Liwonde National Park has been around since the 70s and is an important wild life refuge. There was a significant amount of human-wildlife conflict in the area but that appears to have died down quite a bit since the game fence went up in 2015. A significant number of local people were moved out of the new national park area in the 70s. This resulted in denser communities on the periphery of the national park. A non-profit organisation called African Parks manages Liwonde National Park. African Parks also manages some national parks and game reserves in around twelve other African countries. The president of African Parks is unfortunately a British Royal (Harry) and so I can’t speak to their overall governance. Kirsty crossed this out.

Our roof top tent pops up once again, but this time at Liwonde Safari Camp which I like a lot. The camp has a great Gaudi-esque feel to it. Probably because it’s a build which has developed organically over time and with imagination. The camp feels like a place where adventurers meet, and has a decent sized bohemian bar lounge with an honesty jar for cold cold drinks. The cool drinks are Malawian expensive. Bottles are currently difficult to come by maybe raising the prices but the heat of the Malawian dust at the back of the throat craves the cold sweet bubbles of liquid. I am also currently on a 60 day stint of zero alcohol and so feel justified in the cold drink expense.

If there is one major difference between being on a short-term holiday and traveling long-term it is the ability to enjoy excess. On a short-term holiday, one to three beers a day would often be seen as normal to some. One to three beers a day on long-term travel quickly starts to impact the budget (and belly). It also steals a few significant hours each day which could have been used for any one of the many hobbies I want to enjoy. At the same time, there is a special thing in this world which I feel can truly be life affirming. Beer!

So my time in much of Malawi is a blue period. No alcohol and no franchise fast food, not that there is much in the way of franchise food on offer here. There is nothing like a cold cold Coca-Cola or Fanta Orange from a bottle on a hot African day.

The camp has a viewing deck where you can watch the elephant, water buck, bush buck, kudu, warthog, etc wander through at night. There are guaranteed to be a few eyes burning in the light of your torch at night. The camp is actually on the inside of the national park fence and so those eyes really could belong to anything.
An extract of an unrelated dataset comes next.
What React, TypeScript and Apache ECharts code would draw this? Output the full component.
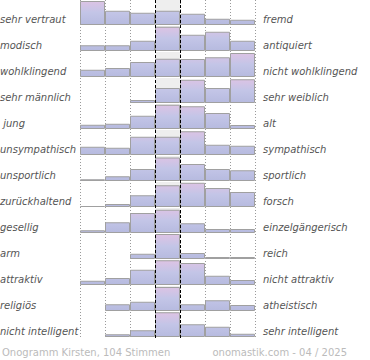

We wake up at sunrise and quickly pop the tent down. We are going to go into the national park today. Snacks and supplies are prepared as an option to remain in the park over lunch if we can find a good spot to game view. Our hilux bumps and bounces down the dusty road and, after some preliminaries, through the main gate of the park.

We don’t see any of the big game in the morning, some recent cheetah sightings by others, but the area itself is unique and fun to explore. After driving in a few circles we take a turn in to the east and are surprised by the opening up of a vast plain. A rift valley inspired grassy plain with zebra, wildebeest, water buck, elephant and more stretches in front of us with the old Shire river running through it. Another African garden of eden which we feel privileged to witness.

The Shire River section we’re looking at is a wide part of the river after having been discharged from Lake Milombe. The lake itself receives water from Lake Malawi. About 50 kilometres downstream of us is the cyclone damaged Kapichira Hydroelectric Power Station. The Shire River also well known for being ol’ Livingstone’s alternative route to adventure. After being unable to navigate up the Zambezi as planned, Livingstone went up the Shire instead.

Having discovered the best part of the park, we spend the next few hours diving down little roads to find peaceful sites under ilala palms and fever trees. We settle on a specific fever tree’s shade at midday and spend the next few hours watching the animals go by. We have plenty of food and drink to assist in the stake-out. Great white egrets float by above crocodile and hippo doing the same. An elephant or two meander through munching on branches and river bank grasses. It is so perfect we stay where we are for the rest of the day.